Бояре висячие
Шрифт:
Вместе с подозреваемым допрашивались все его домочадцы, все так или иначе сталкивавшиеся с ним люди. И Канцелярия из мелких противоречий — что говорить о крупных! — и несогласованности строила дело, именно на подробностях сосредоточивая внимание, выматывая допрашиваемых повторениями, бесконечными возвратами к одним и тем же вопросам. «Если не утвердятся на одном» — это был исходный пункт следствия, с него оно начиналось, и никаких поправок на память, забывчивость, прошедшее время быть не могло.
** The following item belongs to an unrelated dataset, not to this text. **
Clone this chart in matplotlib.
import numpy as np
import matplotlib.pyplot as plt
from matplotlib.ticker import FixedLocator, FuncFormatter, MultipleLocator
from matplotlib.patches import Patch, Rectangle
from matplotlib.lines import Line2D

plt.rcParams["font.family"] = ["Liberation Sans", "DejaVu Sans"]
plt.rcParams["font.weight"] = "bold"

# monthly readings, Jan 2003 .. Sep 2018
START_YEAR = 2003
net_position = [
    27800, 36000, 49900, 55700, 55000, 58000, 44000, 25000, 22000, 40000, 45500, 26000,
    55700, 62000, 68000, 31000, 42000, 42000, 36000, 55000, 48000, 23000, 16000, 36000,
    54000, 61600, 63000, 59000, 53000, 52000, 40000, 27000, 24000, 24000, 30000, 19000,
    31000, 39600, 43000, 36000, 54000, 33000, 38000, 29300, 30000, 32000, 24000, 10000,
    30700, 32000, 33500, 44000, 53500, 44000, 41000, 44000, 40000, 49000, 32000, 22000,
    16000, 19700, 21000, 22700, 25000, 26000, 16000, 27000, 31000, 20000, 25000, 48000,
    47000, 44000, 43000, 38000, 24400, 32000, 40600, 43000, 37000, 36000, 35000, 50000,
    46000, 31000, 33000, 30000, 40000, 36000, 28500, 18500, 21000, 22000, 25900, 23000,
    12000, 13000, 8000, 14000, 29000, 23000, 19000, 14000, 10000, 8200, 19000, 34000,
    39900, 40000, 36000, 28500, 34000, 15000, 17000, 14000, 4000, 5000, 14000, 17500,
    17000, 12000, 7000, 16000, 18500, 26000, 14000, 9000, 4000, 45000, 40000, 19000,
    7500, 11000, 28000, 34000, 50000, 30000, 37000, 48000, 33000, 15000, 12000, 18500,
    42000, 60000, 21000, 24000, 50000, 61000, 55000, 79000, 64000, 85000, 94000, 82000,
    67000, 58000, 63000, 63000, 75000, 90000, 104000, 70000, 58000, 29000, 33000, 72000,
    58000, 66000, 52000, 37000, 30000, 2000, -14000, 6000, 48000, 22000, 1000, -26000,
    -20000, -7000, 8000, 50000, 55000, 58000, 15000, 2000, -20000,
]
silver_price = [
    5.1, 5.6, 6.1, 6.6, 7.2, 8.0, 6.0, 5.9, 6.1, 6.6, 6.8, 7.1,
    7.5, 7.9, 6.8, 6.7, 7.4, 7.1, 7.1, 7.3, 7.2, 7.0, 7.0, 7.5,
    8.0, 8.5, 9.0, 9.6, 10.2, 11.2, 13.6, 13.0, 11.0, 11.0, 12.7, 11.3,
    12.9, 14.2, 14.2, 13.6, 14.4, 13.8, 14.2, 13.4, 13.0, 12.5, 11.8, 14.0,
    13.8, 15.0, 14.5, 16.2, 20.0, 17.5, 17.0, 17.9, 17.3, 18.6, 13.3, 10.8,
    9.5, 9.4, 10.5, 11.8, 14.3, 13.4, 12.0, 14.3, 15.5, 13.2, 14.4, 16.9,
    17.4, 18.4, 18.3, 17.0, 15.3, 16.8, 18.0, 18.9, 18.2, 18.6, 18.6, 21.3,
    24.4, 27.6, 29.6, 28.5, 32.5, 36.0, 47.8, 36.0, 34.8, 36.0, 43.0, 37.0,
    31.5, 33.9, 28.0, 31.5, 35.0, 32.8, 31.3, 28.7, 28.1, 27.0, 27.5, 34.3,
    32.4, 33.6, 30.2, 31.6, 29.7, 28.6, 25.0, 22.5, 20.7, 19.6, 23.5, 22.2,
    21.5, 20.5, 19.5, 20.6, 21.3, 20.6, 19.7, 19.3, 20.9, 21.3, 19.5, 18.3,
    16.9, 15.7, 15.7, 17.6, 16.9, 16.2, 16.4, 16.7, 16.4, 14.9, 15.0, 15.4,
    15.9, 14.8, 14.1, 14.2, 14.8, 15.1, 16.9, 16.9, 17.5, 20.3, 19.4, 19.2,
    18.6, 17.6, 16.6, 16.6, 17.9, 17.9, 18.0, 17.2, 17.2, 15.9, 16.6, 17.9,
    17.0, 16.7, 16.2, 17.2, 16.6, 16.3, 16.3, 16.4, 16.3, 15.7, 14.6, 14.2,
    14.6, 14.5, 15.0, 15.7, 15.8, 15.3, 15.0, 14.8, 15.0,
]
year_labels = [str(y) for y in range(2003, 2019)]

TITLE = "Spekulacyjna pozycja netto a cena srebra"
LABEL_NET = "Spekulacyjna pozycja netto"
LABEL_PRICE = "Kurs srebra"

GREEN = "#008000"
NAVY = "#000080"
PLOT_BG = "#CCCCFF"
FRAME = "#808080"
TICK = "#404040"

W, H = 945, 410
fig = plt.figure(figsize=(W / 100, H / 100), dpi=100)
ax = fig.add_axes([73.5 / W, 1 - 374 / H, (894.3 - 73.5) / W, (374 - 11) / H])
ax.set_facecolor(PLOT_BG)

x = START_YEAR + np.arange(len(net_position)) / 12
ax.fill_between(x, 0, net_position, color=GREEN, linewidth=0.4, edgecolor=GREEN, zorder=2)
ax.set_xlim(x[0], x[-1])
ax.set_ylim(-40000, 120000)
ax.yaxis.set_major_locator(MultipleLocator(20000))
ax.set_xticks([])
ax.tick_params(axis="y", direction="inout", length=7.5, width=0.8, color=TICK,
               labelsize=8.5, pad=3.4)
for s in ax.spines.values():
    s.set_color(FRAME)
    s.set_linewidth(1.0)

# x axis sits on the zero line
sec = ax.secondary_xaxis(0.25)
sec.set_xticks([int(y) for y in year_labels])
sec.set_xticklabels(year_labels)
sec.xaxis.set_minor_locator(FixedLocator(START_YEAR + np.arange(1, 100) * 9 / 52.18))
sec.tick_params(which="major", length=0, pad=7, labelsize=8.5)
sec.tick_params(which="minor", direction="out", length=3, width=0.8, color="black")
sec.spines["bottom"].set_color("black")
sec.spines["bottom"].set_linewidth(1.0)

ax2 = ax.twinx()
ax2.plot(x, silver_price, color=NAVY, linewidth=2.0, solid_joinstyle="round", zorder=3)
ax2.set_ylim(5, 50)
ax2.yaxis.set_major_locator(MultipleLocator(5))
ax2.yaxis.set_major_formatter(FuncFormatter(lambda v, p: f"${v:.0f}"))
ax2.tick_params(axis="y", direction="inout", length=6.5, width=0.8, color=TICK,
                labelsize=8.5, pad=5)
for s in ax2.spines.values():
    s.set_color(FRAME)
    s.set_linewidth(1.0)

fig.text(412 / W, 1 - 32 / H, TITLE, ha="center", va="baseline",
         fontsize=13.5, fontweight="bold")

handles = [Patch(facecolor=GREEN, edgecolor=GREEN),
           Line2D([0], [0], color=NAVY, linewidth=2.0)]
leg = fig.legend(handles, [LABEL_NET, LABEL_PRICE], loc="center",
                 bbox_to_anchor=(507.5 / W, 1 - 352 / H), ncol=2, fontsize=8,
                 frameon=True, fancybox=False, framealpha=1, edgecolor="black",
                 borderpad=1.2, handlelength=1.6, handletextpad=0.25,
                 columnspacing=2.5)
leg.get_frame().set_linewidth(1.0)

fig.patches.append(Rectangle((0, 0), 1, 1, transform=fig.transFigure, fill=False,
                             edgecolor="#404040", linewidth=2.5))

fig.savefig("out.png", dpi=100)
Братья Никитины содержались в застенках Тайной канцелярии и казематах Петропавловской крепости. Жена Романа, Маремьяна, находилась в не менее строгом заключении
Почему же не фигурирует в деле жена Ивана Никитина? Пусть в момент ареста Никитиных супруги уже разошлись и общей жизни у них не было, формального развода они не могли иметь, к тому же речь шла о предыдущих годах, в отношении которых жена Никитина вполне могла быть в курсе дела. На основании существовавших принципов сыска Тайная канцелярия должна была обратиться к ней в той или иной форме. Однако никакого вызова за все время следствия не последовало. Упоминание о ней — действительное и мнимое — всплывало только в переписке Романа и Ивана. Не переча друг другу ни в одной мелочи, братья утверждали, что примененный Романом оборот «сии одежды черные» имел в виду намерение молодой женщины уйти в монастырь. Разговор о жене художника больше в ходе следствия не возобновлялся.
Если бы донос исходил от жены художника, она первая подверглась бы допросу. Ей неизбежно пришлось бы объяснять, где она видела злополучную «тетрадь», при каких обстоятельствах узнала о ее существовании и содержании. Слишком большое значение придавал тайный сыск этим обстоятельствам. Неожиданное указание появляется в ответах самого Ивана Никитина.
В то время как следователи дотошно допытываются, кто именно у кого обнаруживал «тетрадь», брал ли ее в руки, читал ли хоть одну страницу — так ли уж важно это им в действительности? — Никитин рассказывает историю того единственного экземпляра, который в свое время находился в его личных вещах в доме у Ильи Пророка.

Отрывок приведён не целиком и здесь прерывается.